Skip to content

ADR-003: Single NAT Gateway + VPC Endpoints

Status: Accepted Date: 2026-03-18 Deciders: AI Engineering NAMER

ECS Fargate tasks run in private subnets and need outbound internet access (for LLM provider API calls) and access to AWS services (ECR, CloudWatch, Secrets Manager). The standard HA pattern uses 2 NAT Gateways ($64.80/month), but VPC endpoints can handle AWS service traffic for free (S3 Gateway) or at fixed cost (Interface endpoints).

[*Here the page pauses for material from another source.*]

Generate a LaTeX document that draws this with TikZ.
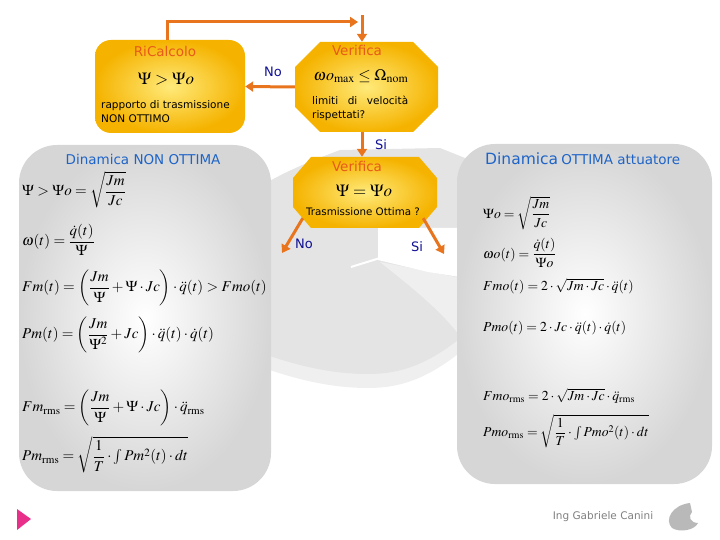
\documentclass[tikz,border=0pt]{standalone}
\usepackage{amsmath}
\usepackage{mathptmx}
\usepackage[no-math]{fontspec}
\setmainfont{DejaVu Sans}
\usetikzlibrary{arrows.meta}
\definecolor{ylight}{HTML}{FFEA7A}
\definecolor{ydark}{HTML}{F5B300}
\definecolor{arrc}{HTML}{E8741E}
\definecolor{ttlor}{HTML}{E8591A}
\definecolor{lblue}{HTML}{0F0F96}
\definecolor{tblue}{HTML}{1E64C8}
\definecolor{pgray}{HTML}{D6D6D6}
\definecolor{bggray}{HTML}{E4E4E4}
\definecolor{bglight}{HTML}{EFEFEF}
\definecolor{pinkc}{HTML}{E8308A}
\tikzset{
  arr/.style={draw=arrc, line width=3pt, -{Triangle[width=10pt,length=8pt]}},
  lbl/.style={text=lblue, font=\fontsize{13}{15}\selectfont},
  ttl/.style={text=ttlor, font=\fontsize{13.5}{16}\selectfont},
  small/.style={font=\fontsize{10.5}{14}\selectfont},
  eql/.style={anchor=west, inner sep=0pt, font=\fontsize{15}{17}\selectfont},
  eqr/.style={anchor=west, inner sep=0pt, font=\fontsize{13.7}{16}\selectfont},
  bigeq/.style={inner sep=0pt, font=\fontsize{17}{20}\selectfont},
  panel/.style={rounded corners=38pt, inner color=white, outer color=pgray, shade},
  holder/.style={inner sep=0pt, minimum width=#1}
}
\begin{document}
\begin{tikzpicture}[x=1pt,y=-1pt]
\useasboundingbox (0,0) rectangle (720,540);
% background swirl
\fill[bglight] (240,214) .. controls (270,192) and (300,179) .. (340,164) -- (440,160) -- (470,172)
  -- (470,344) .. controls (430,379) and (400,388) .. (368,388)
  .. controls (330,388) and (290,379) .. (240,359) -- cycle;
\fill[bggray] (240,200) .. controls (270,178) and (300,165) .. (340,150) -- (440,148) -- (470,160)
  -- (470,330) .. controls (430,365) and (400,374) .. (368,374)
  .. controls (330,374) and (290,365) .. (240,345) -- cycle;
\fill[bglight] (380,262) -- (460,278) -- (460,336) .. controls (440,310) and (415,290) .. (380,262) -- cycle;
\fill[white] (378,228) -- (460,228) -- (460,277) -- (428,272) -- (378,260) -- cycle;
\draw[white, line width=2pt] (351,267) -- (380,258);
% panels
\node[panel, minimum width=252pt, minimum height=346pt] (lp) at (145,318) {};
\node[panel, minimum width=255pt, minimum height=340pt] (rp) at (584.5,314) {};
% RiCalcolo box
\node[rounded corners=16pt, shade, inner color=ylight, outer color=ydark,
  minimum width=150pt, minimum height=93pt] (rc) at (170,86.5) {};
% octagon 1
\shade[inner color=ylight, outer color=ydark]
  (320,42) -- (413,42) -- (438,67) -- (438,107) -- (413,132) -- (320,132) -- (295,107) -- (295,67) -- cycle;
\node[holder=143pt, minimum height=90pt] (v1) at (366.5,87) {};
% octagon 2
\shade[inner color=ylight, outer color=ydark]
  (311,157) -- (419,157) -- (437,178) -- (437,207) -- (419,228) -- (311,228) -- (293,207) -- (293,178) -- cycle;
\node[holder=144pt, minimum height=71pt] (v2) at (365,192.5) {};
% texts in boxes
\node[ttl] (t1) at (165,51) {RiCalcolo};
\node[bigeq] (m1) at (166,79) {$\Psi>\Psi\mathit{o}$};
\node[small, anchor=north west, inner sep=0pt, align=left] (rt) at (101,100) {rapporto di trasmissione\\NON OTTIMO};
\node[ttl] (t2) at (357,50) {Verifica};
\node[bigeq, font=\fontsize{16}{19}\selectfont] (m2) at (361,76) {$\omega\mathit{o}_{\max}\le\Omega_{\mathrm{nom}}$};
\node[small, anchor=north west, inner sep=0pt] (lt) at (312,96) {\parbox{96pt}{\lineskiplimit=0pt\baselineskip=14pt limiti\hfill di\hfill velocità\\rispettati?}};
\node[ttl] (t3) at (357,166) {Verifica};
\node[bigeq] (m3) at (364,191) {$\Psi=\Psi\mathit{o}$};
\node[font=\fontsize{10.3}{12}\selectfont, inner sep=0pt] (tt) at (363,212) {Trasmissione Ottima ?};
% connectors
\coordinate (tc) at (358,22);
\coordinate (vt) at (362,15);
\draw[arr] ([xshift=-3pt]rc.north) |- (tc);
\draw[arr] (vt) -- ([xshift=-4.5pt]v1.north);
\draw[arr] (v1.west) -- (rc.east);
\draw[arr] ([xshift=-4.5pt]v1.south) -- ([xshift=-3pt]v2.north);
\coordinate (noend) at (282,253);
\coordinate (siend) at (444,254);
\draw[arr] ([shift={(10,-10)}]v2.south west) -- (noend);
\draw[arr] ([shift={(-14,-10)}]v2.south east) -- (siend);
\node[lbl] (no1) at (273,72) {No};
\node[lbl] (si1) at (381,145) {Si};
\node[lbl] (no2) at (304,244) {No};
\node[lbl] (si2) at (417,247) {Si};
% panel titles
\node[text=tblue, font=\fontsize{13.5}{16}\selectfont] (lt1) at (143,159) {Dinamica NON OTTIMA};
\node[text=tblue, anchor=west, inner sep=0pt] (rt1) at (485,159) {{\fontsize{15.5}{18}\selectfont Dinamica} {\fontsize{13.5}{16}\selectfont OTTIMA attuatore}};
% left equations
\node[eql] (l1) at (22,190) {$\Psi>\Psi\mathit{o}=\sqrt{\dfrac{Jm}{Jc}}$};
\node[eql] (l2) at (22,240) {$\omega(t)=\dfrac{\dot q(t)}{\Psi}$};
\node[eql] (l3) at (22,288) {$Fm(t)=\left(\dfrac{Jm}{\Psi}+\Psi\cdot Jc\right)\cdot\ddot q(t)>Fmo(t)$};
\node[eql] (l4) at (22,335) {$Pm(t)=\left(\dfrac{Jm}{\Psi^2}+Jc\right)\cdot\ddot q(t)\cdot\dot q(t)$};
\node[eql] (l5) at (22,408) {$Fm_{\mathrm{rms}}=\left(\dfrac{Jm}{\Psi}+\Psi\cdot Jc\right)\cdot\ddot q_{\mathrm{rms}}$};
\node[eql] (l6) at (22,455) {$Pm_{\mathrm{rms}}=\sqrt{\dfrac{1}{T}\cdot\int Pm^2(t)\cdot dt}$};
% right equations
\node[eqr] (r1) at (483,213) {$\Psi\mathit{o}=\sqrt{\dfrac{Jm}{Jc}}$};
\node[eqr] (r2) at (483,253) {$\omega\mathit{o}(t)=\dfrac{\dot q(t)}{\Psi\mathit{o}}$};
\node[eqr] (r3) at (483,286) {$Fmo(t)=2\cdot\sqrt{Jm\cdot Jc}\cdot\ddot q(t)$};
\node[eqr] (r4) at (483,328) {$Pmo(t)=2\cdot Jc\cdot\ddot q(t)\cdot\dot q(t)$};
\node[eqr] (r5) at (483,396) {$Fmo_{\mathrm{rms}}=2\cdot\sqrt{Jm\cdot Jc}\cdot\ddot q_{\mathrm{rms}}$};
\node[eqr] (r6) at (483,431) {$Pmo_{\mathrm{rms}}=\sqrt{\dfrac{1}{T}\cdot\int Pmo^2(t)\cdot dt}$};
% footer
\fill[pinkc] (17,509) -- (31,519) -- (17,530) -- cycle;
\node[text=gray, font=\fontsize{10.5}{12}\selectfont] (auth) at (603,517) {Ing Gabriele Canini};
\fill[gray!55] (690,503) .. controls (672,505) and (664,520) .. (672,528) .. controls (680,533) and (695,530) .. (698,523) .. controls (690,523) and (688,516) .. (692,512) -- cycle;
\end{tikzpicture}
\end{document}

Deploy 1 NAT Gateway (single AZ) for outbound internet traffic + VPC Endpoints for ECR, CloudWatch Logs, Secrets Manager, and S3 to minimize data processing costs.

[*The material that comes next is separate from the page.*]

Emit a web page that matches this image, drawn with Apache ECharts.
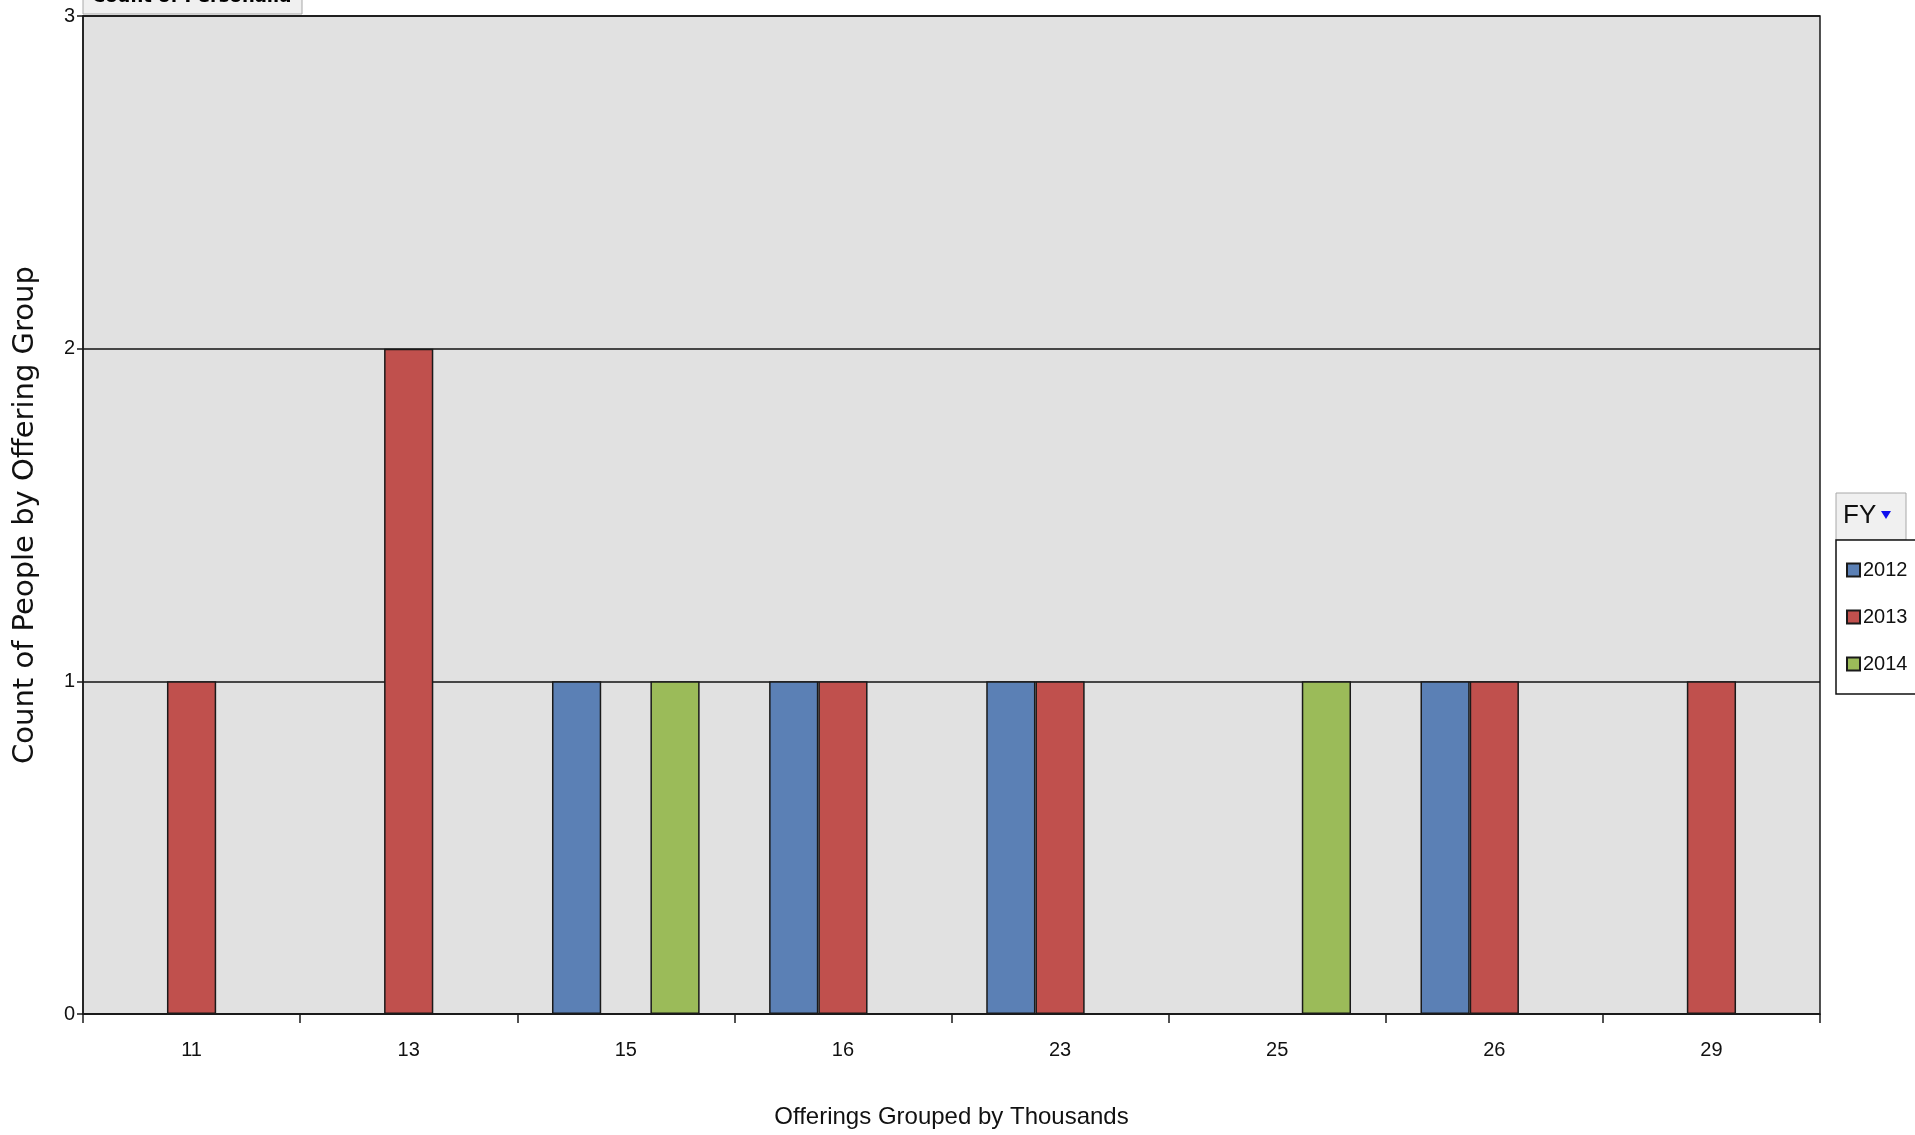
<!DOCTYPE html>
<html>
<head>
<meta charset="utf-8">
<script src="https://cdn.jsdelivr.net/npm/echarts@6/dist/echarts.min.js"></script>
<style>html,body{margin:0;padding:0;background:#fff}#c{width:1915px;height:1135px}</style>
</head>
<body>
<div id="c"></div>
<script>
const categories = ['11', '13', '15', '16', '23', '25', '26', '29'];
const fy2012 = [null, null, 1, 1, 1, null, 1, null];
const fy2013 = [1, 2, null, 1, 1, null, 1, 1];
const fy2014 = [null, null, 1, null, null, 1, null, null];
const yTicks = [0, 1, 2, 3];
const seriesNames = ['2012', '2013', '2014'];
const colors = ['#5b80b5', '#c0504d', '#9bbb59'];

const narrow = '"Liberation Sans Narrow", "Arial Narrow", "Liberation Sans", sans-serif';
const chart = echarts.init(document.getElementById('c'));
const barStyle = { borderColor: '#1a1a1a', borderWidth: 1.5 };
chart.setOption({
  animation: false,
  color: colors,
  grid: { left: 83, right: 95, top: 16, bottom: 121, show: true, backgroundColor: '#e1e1e1', borderColor: '#1a1a1a', borderWidth: 1.5 },
  legend: {
    orient: 'vertical', left: 1836, top: 540,
    data: seriesNames, icon: 'rect',
    backgroundColor: '#fff', borderColor: '#111', borderWidth: 1.5,
    padding: [20, 10, 20, 10], itemGap: 27, itemWidth: 13, itemHeight: 13,
    textStyle: { fontFamily: narrow, fontSize: 20, color: '#111', padding: [0, 0, 0, -2] }
  },
  graphic: [
    { type: 'rect', shape: { x: 1836, y: 493, width: 70, height: 47 }, style: { fill: '#f0f0f0', stroke: '#a8a8a8', lineWidth: 1 } },
    { type: 'text', left: 1843, top: 503, style: { text: 'FY', fontFamily: narrow, fontSize: 26, fill: '#111' } },
    { type: 'polygon', shape: { points: [[1881, 511], [1891, 511], [1886, 519]] }, style: { fill: '#1010ee' } },
    { type: 'rect', shape: { x: 83, y: -10, width: 219, height: 24 }, style: { fill: '#f0f0f0', stroke: '#a8a8a8', lineWidth: 1 } },
    { type: 'text', x: 92, y: 6, style: { text: 'Count of Personalia', fontFamily: '"DejaVu Sans", sans-serif', fontWeight: 'bold', fontSize: 18, fill: '#000', verticalAlign: 'bottom' } }
  ],
  xAxis: {
    type: 'category', data: categories,
    name: 'Offerings Grouped by Thousands', nameLocation: 'middle', nameGap: 91,
    nameTextStyle: { fontFamily: narrow, fontSize: 24, color: '#111' },
    axisLine: { lineStyle: { color: '#1a1a1a', width: 1.5 } },
    axisTick: { show: true, length: 9, lineStyle: { color: '#1a1a1a', width: 1.5 } },
    axisLabel: { fontFamily: narrow, fontSize: 20, color: '#111', margin: 26 }
  },
  yAxis: {
    type: 'value', min: 0, max: 3, interval: 1,
    name: 'Count of People by Offering Group', nameLocation: 'middle', nameGap: 43, nameRotate: 90,
    nameTextStyle: { fontFamily: '"DejaVu Sans", sans-serif', fontSize: 29, color: '#111' },
    axisLine: { show: true, lineStyle: { color: '#1a1a1a', width: 1.5 } },
    axisTick: { show: true, length: 6, lineStyle: { color: '#1a1a1a', width: 1.5 } },
    splitLine: { lineStyle: { color: '#111', width: 1.5 } },
    axisLabel: { fontFamily: narrow, fontSize: 20, color: '#111', margin: 8,
      formatter: v => yTicks.includes(v) ? String(v) : '' }
  },
  series: [
    { name: seriesNames[0], type: 'bar', data: fy2012, barGap: '0%', barCategoryGap: '32%', itemStyle: barStyle },
    { name: seriesNames[1], type: 'bar', data: fy2013, barGap: '0%', barCategoryGap: '32%', itemStyle: barStyle },
    { name: seriesNames[2], type: 'bar', data: fy2014, barGap: '0%', barCategoryGap: '32%', itemStyle: barStyle }
  ]
});
</script>
</body>
</html>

ApproachMonthly CostHA Level
2 NAT GWs, no VPC endpoints~$65 + data processingFull HA
1 NAT GW + VPC endpoints~$91 ($33 NAT + $58 endpoints)Partial (outbound only)
2 NAT GWs + VPC endpoints~$123 ($65 NAT + $58 endpoints)Full HA

VPC endpoints eliminate NAT Gateway charges for the majority of AWS service traffic (ECR pulls, log shipping, secret fetching). The single NAT Gateway handles only outbound LLM provider API calls. During a NAT GW AZ failure, Fargate tasks remain HA (spread across 2 AZs), but outbound LLM calls from the affected AZ fail temporarily. For a medium-scale gateway, this trade-off saves $32.40/month while maintaining task-level HA.

AWS Bedrock traffic does not need the NAT Gateway at all — it can use a Bedrock VPC endpoint, making Bedrock calls resilient to NAT failures.

Positive: ~$32/month savings, reduced data processing costs for AWS service traffic, Bedrock calls immune to NAT failure.

Negative: Outbound LLM calls (non-Bedrock) from the NAT GW’s AZ fail during AZ outage. Acceptable risk for medium scale. Upgrade to 2 NAT GWs is a single Terraform variable change.